実際に存在するアクセスポイントと似た名称で設定をされており、なりすましアクセスポイントに接続をするとタブレットなどの端末に侵入されデータを抜き取られる可能性や、通信内容のスニッフィングが起きる場合があります。
いずれにしても、公衆無線LANでネット回線をつないで個人情報を開くときは注意が必要です。
メールの誤送信を防ぐ方法
スニッフィングとは別にメールの誤送信も情報漏洩につながります。またメールの誤送信はクライアントの信用を失ってしまうことにつながるので、大切な業務として受け止めるべき問題です。
ここではメールの誤送信を防ぐ方法を紹介していきます。
オートコンプリート機能をオフに
宛名欄にメールアドレスを入れると、これまで入力した中から候補がでてきます。便利ではあるのですが、誤送信につながるケースがあるのでアドレス帳を開いてから送信することをおすすめします。
漢字でアドレス帳に登録
アドレス帳の登録を、ローマ字でしていることが多いのではないでしょうか。しかしローマ字は一瞬見た目だけでは判断がつかないことがあります。しかし漢字であれば見間違いを防ぐことができます。
一点注意しないといけないのですが、アドレス帳に登録した名前は相手に見えても失礼がないように記載してください。
一度下書き保存をする
手間がかかりますが、一度下書き保存をしてよく確認してから送信をするようにすると誤送信が減ります。慣れてくると、ほとんど時間をかけずにこの作業を行うことができます。
まとめ
平井卓也デジタル改革担当相や日本情報経済社会推進協会の発表で、ZIP添付ファイルを送信した後もう一度パスワードを送信することが問題になっているように聞こえます。
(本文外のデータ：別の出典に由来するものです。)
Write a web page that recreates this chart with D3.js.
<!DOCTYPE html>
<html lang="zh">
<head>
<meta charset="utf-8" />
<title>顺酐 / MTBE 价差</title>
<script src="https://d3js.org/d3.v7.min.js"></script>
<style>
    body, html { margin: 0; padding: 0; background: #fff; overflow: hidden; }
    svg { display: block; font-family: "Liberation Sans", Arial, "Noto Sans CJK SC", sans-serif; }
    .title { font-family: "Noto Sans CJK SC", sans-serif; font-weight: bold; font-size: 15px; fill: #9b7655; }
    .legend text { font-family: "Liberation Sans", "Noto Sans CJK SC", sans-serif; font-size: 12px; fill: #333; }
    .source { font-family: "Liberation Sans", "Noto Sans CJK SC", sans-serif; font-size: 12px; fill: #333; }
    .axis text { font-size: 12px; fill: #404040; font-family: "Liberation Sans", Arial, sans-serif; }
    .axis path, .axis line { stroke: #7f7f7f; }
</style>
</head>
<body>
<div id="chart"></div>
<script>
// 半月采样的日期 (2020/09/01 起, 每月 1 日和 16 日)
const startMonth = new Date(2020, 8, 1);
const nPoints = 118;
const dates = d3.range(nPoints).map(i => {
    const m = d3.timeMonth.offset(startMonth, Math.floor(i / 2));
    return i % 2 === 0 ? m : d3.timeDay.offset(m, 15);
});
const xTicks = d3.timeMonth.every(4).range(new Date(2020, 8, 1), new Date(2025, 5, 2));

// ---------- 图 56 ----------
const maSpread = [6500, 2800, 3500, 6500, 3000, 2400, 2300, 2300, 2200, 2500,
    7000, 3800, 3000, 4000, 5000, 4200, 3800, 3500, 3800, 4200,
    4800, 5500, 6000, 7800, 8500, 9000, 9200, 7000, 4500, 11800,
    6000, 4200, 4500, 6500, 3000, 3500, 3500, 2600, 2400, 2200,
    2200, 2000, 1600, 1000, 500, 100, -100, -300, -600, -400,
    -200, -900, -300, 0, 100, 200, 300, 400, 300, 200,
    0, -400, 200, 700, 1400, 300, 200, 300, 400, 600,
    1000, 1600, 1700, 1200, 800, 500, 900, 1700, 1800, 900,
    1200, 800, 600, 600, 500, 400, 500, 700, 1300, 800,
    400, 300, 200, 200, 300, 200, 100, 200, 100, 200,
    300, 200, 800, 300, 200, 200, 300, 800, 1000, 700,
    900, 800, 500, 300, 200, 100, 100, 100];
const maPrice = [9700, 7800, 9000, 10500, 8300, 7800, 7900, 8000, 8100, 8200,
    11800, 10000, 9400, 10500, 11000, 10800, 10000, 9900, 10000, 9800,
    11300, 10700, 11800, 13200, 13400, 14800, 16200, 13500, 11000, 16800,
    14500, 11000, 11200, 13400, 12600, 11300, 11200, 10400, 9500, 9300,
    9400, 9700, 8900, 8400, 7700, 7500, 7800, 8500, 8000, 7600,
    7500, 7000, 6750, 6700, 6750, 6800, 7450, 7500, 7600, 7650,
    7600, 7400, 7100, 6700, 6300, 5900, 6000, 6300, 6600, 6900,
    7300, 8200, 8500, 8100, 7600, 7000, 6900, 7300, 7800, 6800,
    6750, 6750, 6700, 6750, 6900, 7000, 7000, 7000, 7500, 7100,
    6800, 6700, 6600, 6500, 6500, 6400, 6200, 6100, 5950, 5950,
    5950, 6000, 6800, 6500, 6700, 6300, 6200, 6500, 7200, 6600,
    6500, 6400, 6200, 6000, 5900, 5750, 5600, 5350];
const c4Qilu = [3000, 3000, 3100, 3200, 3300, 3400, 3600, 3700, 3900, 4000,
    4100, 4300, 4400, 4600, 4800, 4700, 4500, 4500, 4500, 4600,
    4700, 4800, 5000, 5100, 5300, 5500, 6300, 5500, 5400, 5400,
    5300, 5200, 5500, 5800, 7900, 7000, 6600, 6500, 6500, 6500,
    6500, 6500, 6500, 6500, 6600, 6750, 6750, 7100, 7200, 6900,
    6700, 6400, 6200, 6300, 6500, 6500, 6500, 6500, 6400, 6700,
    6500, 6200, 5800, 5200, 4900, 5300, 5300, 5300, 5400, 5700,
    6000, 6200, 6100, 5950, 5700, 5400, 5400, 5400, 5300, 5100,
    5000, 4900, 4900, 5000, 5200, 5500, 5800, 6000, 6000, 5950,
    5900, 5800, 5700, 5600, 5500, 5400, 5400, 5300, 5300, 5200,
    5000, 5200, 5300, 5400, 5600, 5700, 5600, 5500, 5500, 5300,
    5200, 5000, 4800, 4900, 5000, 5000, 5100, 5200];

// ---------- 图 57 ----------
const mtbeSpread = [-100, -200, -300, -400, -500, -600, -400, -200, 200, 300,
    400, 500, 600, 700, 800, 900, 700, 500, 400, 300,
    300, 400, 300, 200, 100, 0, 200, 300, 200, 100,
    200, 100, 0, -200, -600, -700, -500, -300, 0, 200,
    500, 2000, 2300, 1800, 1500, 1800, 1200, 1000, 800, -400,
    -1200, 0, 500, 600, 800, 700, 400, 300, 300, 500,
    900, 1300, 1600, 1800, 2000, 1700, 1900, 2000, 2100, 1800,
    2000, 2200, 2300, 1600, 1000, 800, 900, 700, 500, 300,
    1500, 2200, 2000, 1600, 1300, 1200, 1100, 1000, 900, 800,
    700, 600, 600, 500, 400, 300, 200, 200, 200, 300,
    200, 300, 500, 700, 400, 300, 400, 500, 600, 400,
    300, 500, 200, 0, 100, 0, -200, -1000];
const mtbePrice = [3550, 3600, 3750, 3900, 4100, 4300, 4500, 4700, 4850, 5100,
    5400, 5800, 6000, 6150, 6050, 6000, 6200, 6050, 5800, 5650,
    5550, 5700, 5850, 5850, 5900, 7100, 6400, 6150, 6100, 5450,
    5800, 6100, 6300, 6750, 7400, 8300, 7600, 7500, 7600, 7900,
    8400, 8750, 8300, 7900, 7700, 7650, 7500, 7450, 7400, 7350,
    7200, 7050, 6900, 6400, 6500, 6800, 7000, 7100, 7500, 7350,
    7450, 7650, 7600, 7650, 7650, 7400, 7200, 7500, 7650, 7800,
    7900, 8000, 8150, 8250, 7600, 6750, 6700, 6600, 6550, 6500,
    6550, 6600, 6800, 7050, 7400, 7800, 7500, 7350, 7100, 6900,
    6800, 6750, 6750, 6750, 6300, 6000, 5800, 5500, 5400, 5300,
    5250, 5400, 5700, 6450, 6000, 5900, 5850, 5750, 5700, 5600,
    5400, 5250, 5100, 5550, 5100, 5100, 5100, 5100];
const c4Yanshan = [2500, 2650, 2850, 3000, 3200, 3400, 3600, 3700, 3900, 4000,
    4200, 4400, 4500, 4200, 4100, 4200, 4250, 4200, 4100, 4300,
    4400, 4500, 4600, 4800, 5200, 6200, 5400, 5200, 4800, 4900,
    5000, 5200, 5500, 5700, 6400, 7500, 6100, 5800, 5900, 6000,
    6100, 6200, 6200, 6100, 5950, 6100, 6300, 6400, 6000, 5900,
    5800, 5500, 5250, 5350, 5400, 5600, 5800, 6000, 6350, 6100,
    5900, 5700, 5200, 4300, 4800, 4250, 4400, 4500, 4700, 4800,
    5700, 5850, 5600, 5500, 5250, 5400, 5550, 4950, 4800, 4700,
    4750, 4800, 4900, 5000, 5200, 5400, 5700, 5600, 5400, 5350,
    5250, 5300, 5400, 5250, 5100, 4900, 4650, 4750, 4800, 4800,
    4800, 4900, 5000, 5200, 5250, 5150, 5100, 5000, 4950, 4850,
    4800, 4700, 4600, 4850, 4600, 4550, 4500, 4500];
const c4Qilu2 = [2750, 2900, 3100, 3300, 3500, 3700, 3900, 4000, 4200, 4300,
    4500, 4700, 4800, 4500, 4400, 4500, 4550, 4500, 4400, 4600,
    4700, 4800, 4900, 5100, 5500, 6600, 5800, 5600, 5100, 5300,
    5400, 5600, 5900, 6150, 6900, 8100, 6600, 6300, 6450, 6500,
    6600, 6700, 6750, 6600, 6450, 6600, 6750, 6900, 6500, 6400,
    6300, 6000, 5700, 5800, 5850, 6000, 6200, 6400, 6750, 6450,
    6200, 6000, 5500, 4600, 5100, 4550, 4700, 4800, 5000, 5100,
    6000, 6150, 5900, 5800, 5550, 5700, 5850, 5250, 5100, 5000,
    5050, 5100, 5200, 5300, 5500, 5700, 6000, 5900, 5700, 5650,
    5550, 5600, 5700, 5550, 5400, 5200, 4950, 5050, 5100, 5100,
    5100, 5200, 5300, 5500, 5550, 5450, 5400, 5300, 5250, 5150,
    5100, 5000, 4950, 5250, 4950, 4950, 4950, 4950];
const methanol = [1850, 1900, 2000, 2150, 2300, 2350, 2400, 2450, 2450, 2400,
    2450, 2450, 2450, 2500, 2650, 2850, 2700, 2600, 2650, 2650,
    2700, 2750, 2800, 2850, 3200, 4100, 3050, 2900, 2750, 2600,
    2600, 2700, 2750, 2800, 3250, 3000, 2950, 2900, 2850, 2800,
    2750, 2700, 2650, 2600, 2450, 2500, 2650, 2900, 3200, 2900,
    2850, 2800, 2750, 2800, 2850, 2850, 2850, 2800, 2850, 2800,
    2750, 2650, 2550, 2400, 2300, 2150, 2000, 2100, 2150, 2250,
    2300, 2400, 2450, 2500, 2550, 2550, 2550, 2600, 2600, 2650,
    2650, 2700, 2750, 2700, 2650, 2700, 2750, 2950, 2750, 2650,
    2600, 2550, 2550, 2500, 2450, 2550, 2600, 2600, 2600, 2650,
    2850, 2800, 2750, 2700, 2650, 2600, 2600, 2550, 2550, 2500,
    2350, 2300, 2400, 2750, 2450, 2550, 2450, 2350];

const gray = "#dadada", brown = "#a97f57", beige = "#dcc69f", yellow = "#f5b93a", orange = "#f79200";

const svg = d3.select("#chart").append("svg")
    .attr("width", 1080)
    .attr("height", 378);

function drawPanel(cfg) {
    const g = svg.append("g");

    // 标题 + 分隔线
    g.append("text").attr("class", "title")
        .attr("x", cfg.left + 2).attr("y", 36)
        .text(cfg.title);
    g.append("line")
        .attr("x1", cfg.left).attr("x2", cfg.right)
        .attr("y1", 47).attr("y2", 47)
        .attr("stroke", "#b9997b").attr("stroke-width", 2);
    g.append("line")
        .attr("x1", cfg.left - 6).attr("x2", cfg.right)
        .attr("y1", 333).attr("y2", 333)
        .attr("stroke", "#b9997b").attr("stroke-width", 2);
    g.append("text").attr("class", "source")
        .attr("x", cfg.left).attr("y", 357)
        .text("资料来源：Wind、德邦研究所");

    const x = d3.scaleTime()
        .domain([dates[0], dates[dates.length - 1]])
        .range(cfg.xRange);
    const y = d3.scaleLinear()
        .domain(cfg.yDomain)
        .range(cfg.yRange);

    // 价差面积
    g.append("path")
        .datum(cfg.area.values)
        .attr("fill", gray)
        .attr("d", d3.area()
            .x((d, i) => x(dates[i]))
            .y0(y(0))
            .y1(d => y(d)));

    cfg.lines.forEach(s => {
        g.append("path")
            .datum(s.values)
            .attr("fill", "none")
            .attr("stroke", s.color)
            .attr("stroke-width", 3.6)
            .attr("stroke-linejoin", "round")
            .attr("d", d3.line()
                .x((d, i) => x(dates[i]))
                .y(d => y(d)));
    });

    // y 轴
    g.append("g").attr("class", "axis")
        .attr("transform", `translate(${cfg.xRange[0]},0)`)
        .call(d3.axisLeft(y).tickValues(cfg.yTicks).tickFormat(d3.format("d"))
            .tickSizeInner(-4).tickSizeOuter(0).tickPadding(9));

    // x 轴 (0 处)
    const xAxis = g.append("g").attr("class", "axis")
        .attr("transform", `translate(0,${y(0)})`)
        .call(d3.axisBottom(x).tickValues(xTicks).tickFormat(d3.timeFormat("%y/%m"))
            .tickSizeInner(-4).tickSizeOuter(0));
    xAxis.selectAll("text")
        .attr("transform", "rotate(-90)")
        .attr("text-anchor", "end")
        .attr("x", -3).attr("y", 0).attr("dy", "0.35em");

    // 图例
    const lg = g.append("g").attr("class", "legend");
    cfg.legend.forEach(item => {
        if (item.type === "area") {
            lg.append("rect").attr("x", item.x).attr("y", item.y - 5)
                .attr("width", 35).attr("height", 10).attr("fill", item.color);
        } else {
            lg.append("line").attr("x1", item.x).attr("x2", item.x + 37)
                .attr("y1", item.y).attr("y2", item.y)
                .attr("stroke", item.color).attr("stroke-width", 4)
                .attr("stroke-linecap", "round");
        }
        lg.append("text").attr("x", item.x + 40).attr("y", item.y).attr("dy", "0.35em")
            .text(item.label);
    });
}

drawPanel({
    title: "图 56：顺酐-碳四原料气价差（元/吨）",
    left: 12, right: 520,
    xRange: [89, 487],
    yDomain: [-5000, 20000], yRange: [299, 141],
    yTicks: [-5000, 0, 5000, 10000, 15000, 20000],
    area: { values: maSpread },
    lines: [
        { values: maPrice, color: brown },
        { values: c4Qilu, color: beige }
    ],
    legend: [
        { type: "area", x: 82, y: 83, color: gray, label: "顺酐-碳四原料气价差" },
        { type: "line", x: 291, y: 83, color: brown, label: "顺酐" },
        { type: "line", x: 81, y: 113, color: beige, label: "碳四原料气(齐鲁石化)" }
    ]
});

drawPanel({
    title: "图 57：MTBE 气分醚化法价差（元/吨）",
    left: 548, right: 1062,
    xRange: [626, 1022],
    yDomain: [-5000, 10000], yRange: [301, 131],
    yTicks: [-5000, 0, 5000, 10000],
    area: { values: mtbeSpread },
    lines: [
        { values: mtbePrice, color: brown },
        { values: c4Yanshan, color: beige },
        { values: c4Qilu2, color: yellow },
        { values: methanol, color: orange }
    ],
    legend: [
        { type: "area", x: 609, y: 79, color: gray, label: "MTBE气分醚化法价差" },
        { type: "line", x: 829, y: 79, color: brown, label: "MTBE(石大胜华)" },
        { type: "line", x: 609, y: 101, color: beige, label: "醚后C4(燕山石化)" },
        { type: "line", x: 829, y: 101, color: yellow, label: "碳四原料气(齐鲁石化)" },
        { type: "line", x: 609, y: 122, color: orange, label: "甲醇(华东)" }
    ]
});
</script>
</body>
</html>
これまではパスワードを別に送ることで、簡単にできるセキュリティ対策になっていましたし、日本情報経済社会推進協会が推奨していたことからも実際にこの方法をとっている会社も多かったです。
しかしこれらの対策をしていてもスニッフィングされる事があるのが実情です。
そこで現在行われている対策は以下のようなものがあります。
- そもそもファイル送信にメールは使わない
- パスワードを同一要素(ここではメール)で送らない
- インターネット上でのファイル送信をやめる
これまでのスニッフィング対策でも対応できていないのが現状であることから、これらの対策を実施してセキュリティを高めていきましょう。